Remember when China and the US followed our example and abolished capital punishment? No, me neither. But some think those superpowers would willingly destroy their own economies if we first destroyed out own.

Some like the Guardian’s David Marr, for example:

If Morrison could face the truth, he might speak not only to his country but the world. If Australia were taking effective action against climate change, this catastrophe would give us the right to demand better of the great rogue states on climate, China and the USA.

Let’s imagine how a demanding phone call from Morrison to China might proceed:

Nameless Communist Functionary: Hello, National People’s Congress. Chang Wa speaking.

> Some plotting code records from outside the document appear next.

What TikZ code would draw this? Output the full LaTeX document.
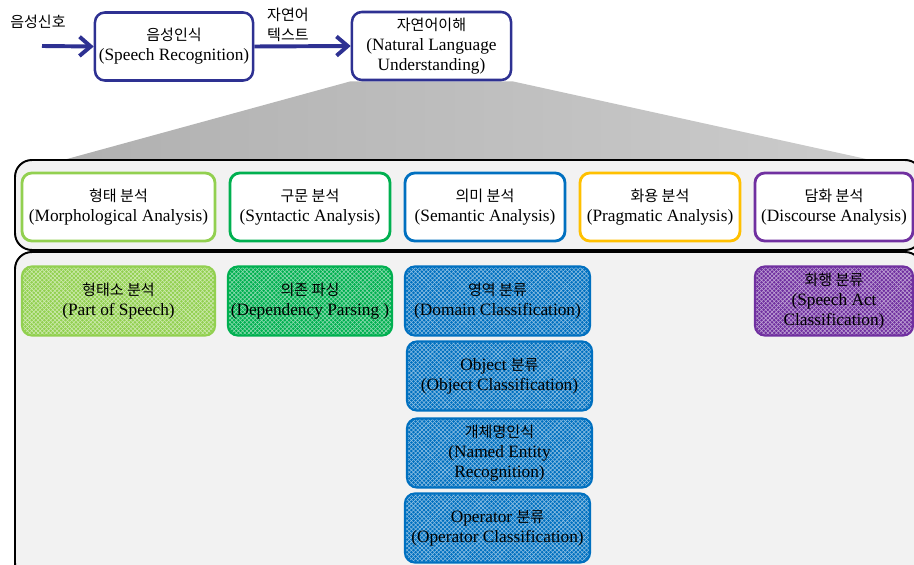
\documentclass[tikz,border=0pt]{standalone}
\usepackage{fontspec}
\setmainfont{Liberation Serif}
\newfontfamily\kr{Noto Sans CJK KR}[Scale=0.87]
\usetikzlibrary{positioning, arrows.meta, patterns, backgrounds}
\definecolor{navyblue}{HTML}{2E3192}
\definecolor{lgreen}{HTML}{92D050}
\definecolor{dgreen}{HTML}{00B050}
\definecolor{mblue}{HTML}{0070C0}
\definecolor{gold}{HTML}{FFC000}
\definecolor{violet}{HTML}{7030A0}
\definecolor{panelgray}{HTML}{F2F2F2}
\tikzset{
  stage/.style = {rectangle, draw=navyblue, line width=1.8pt,
                  rounded corners=7pt, fill=white, align=center,
                  minimum height=1.7cm, inner sep=2pt},
  level/.style = {rectangle, draw=#1, line width=2pt,
                  rounded corners=7pt, fill=white, align=center,
                  minimum height=1.7cm, inner sep=2pt},
  task/.style  = {rectangle, draw=#1, line width=1.5pt,
                  rounded corners=7pt, preaction={fill=#1},
                  pattern=crosshatch, pattern color=white!55!#1,
                  align=center, minimum height=1.725cm, inner sep=2pt},
  panel/.style = {draw=black, line width=1.4pt, rounded corners=12pt,
                  fill=panelgray},
  flowarr/.style = {-{Straight Barb[length=2.8mm, width=4.8mm, line width=2.8pt]},
                    draw=navyblue, line width=2.8pt},
}

\begin{document}
\begin{tikzpicture}[
    x=0.025cm, y=-0.025cm,
    every node/.style={font=\fontsize{12.3}{14.2}\selectfont},
    ]
    \useasboundingbox (0,0) rectangle (914,565);

    % speech input and the two stages
    \node (signal) at (38,22) {\kr 음성신호};
    \coordinate (src) at (42,46);
    \node[stage, minimum width=3.95cm] (asr) at (174,46.5)
    {{\kr 음성인식}\\(Speech Recognition)};
    \node[stage, minimum width=3.975cm] (nlu) at (431.5,46)
    {{\kr 자연어이해}\\(Natural Language\\Understanding)};
    \node[align=center] (txt) at (288,25) {{\kr 자연어}\\{\kr 텍스트}};

    \draw[flowarr] (src) -- (asr.west);
    \draw[flowarr] (asr.east) -- (nlu.west);

    % the two panels
    \draw[panel] (15,160) rectangle (922,250);
    \draw[panel] (15,252) rectangle (922,580);

    \begin{scope}[on background layer]
      \coordinate (fanl) at (56,162);
      \coordinate (fanr) at (880,162);
      \shade[left color=gray!62, right color=gray!40]
        (nlu.south west) -- (nlu.south east) -- (fanr) -- (fanl) -- cycle;
    \end{scope}

    % analysis levels
    \node[level=lgreen, minimum width=4.825cm] (morph) at (118.5,207)
    {{\kr 형태 분석}\\(Morphological Analysis)};
    \node[level=dgreen, minimum width=4.0cm] (synt) at (310,207)
    {{\kr 구문 분석}\\(Syntactic Analysis)};
    \node[level=mblue, minimum width=4.0cm] (sem) at (485,207)
    {{\kr 의미 분석}\\(Semantic Analysis)};
    \node[level=gold, minimum width=4.0cm] (prag) at (660,207)
    {{\kr 화용 분석}\\(Pragmatic Analysis)};
    \node[level=violet, minimum width=3.95cm] (disc) at (834,207)
    {{\kr 담화 분석}\\(Discourse Analysis)};

    % tasks
    \node[task=lgreen, minimum width=4.825cm] (pos) at (118.5,301)
    {{\kr 형태소 분석}\\(Part of Speech)};
    \node[task=dgreen, minimum width=4.0cm] (dep) at (310,301)
    {{\kr 의존 파싱}\\(Dependency Parsing )};
    \node[task=mblue, minimum width=4.625cm] (domain) at (497.5,301)
    {{\kr 영역 분류}\\(Domain Classification)};
    \node[task=mblue, minimum width=4.625cm] (object) at (499.5,376)
    {Object {\kr 분류}\\(Object Classification)};
    \node[task=mblue, minimum width=4.625cm] (ner) at (499.5,453)
    {{\kr 개체명인식}\\(Named Entity\\Recognition)};
    \node[task=mblue, minimum width=4.625cm] (oper) at (497.5,528)
    {Operator {\kr 분류}\\(Operator Classification)};
    \node[task=violet, minimum width=3.95cm] (act) at (834,301)
    {{\kr 화행 분류}\\(Speech Act\\Classification)};

\end{tikzpicture}
\end{document}
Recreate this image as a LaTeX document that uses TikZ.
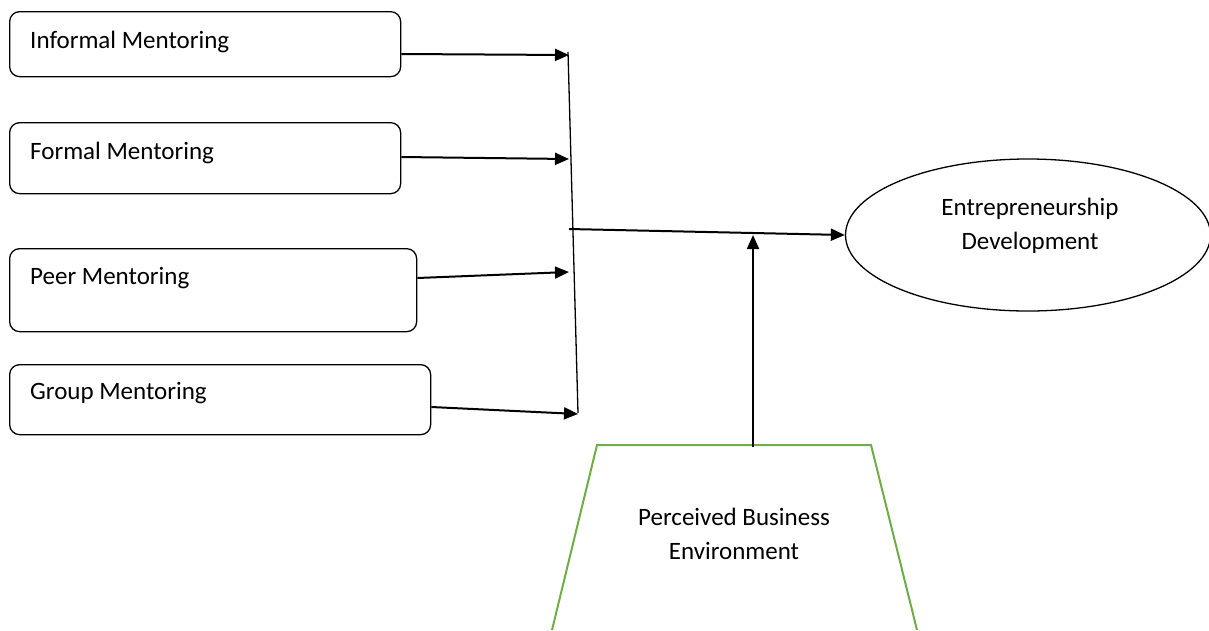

Morrison: Hello, Mr Wa. We in Australia have just banned coal mining and halved our economy, and we were wondering if China could please do the same.

NCF: One moment please.

(Muffled sounds of a brief conversation in Chinese, followed by 30 seconds of hysterical laughter.)

NCF: Very sorry, Mr Morrison. Ling Tao just told a funny joke about those Jiangxi province rednecks. You were saying?

Morrison: I was saying, Mr Wa, that we’ve just halved our economy …

NCF: One more moment, please.

(Further shrieks of laughter, followed by breathless gasping.)

NCF: Oh, that Ling Tao and his Jiangxi impressions.

Morrison: This is no laughing matter! Carbon dioxide emissions have set Australia alight and our firefighters are completely exhausted. We’ve now had to involve our army, navy and air force. Unless you join us in reducing emissions, I will …

NCF: Wait. Stop.

Morrison: Yes?

NCF: You say able-bodied Australians exhausted from firefight?

Morrison: Yes. Yes, I do.

NCF: And you say … defence forces all very busy right now at fire?

Morrison: Well, yes. Everybody must pitch in and help in this great battle against …

NCF: Sorry got to go now big hurry important work bye-bye.

(Hangs up.)

Next, Morrison calls an old friend:

US President Donald Trump: ScoMo! ScoMo, old buddy! Man, am I ever glad you weren’t christened Howard. What can I do for you?

Morrison: Mr President, I need a small favour. See, we’ve just crippled our economy to set an example for you and China. So, how about it? Can you maybe shut down Texas or something?

(Long pause.)

Trump: Do have anything like our 25th Amendment in your constitution? You know, something that means a leader can be thrown out if he goes crazy?

Morrison: No.

Trump: Didn’t think so. By the way, why does this radar I’m looking at show a fleet of Chinese warships headed towards your eastern coast?